Honestly, Hedwig hasn't gotten much screen time with any of the movies beyond the first two. I was a little bugged that Hegwig's attack was the reason they realized it was the real Harry. I always liked book 7s reasoning they recognized it was Harry, with him casting Expeliamous (or however it's spelled). And then they berate Harry for casting that spell too much--because of how 7 ends. That's a minor, minor nitpick though.

I thought they did a wonderful job with translating this movie from book form. I look forward to part 2.

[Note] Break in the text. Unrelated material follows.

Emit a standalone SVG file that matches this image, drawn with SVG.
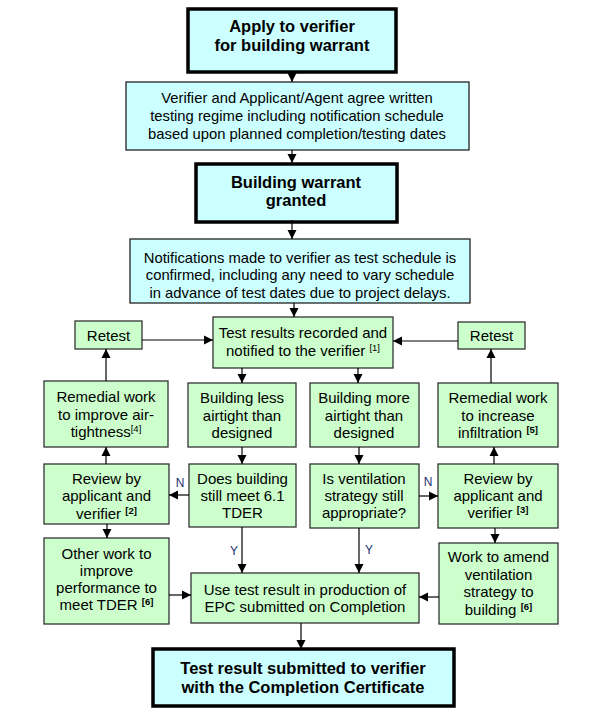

And my daughter... she saw Mastermind with my wife as my son and I watched Deathly Hallows Pt 1. She had failed the test of watching Harry Potter and the Order of the Phoenix in the dark of our living room on Friday night. Lights on, she was fine. The moment I turned the lights off, she started curling up against me and burying her head in my arms at most the "scary" scenes.

ibeeeg said...

Sharon Bastin LASSO Consultant

There were a ton of people at the theater we went to. Only a few dressed up which I think is all very well. I do know that my audience did seem to grow up with the series which I found interesting.
A mixed pot for sure though.

I forgot to mention The Tale of Three Brothers in my review. I really liked that sequence; very cool.

I too wish for a great opener for Part 2. There is a lot to hope for but I am going to try and not think too hard on it for fear of expectations not being lived up to.

Great review, I had fun reading it.

logankstewart said...

@ibeeeg: Thanks. I'm sure Part 2 will be good. I've been more or less pleased with the last few movies, so I think it'll end with another plus.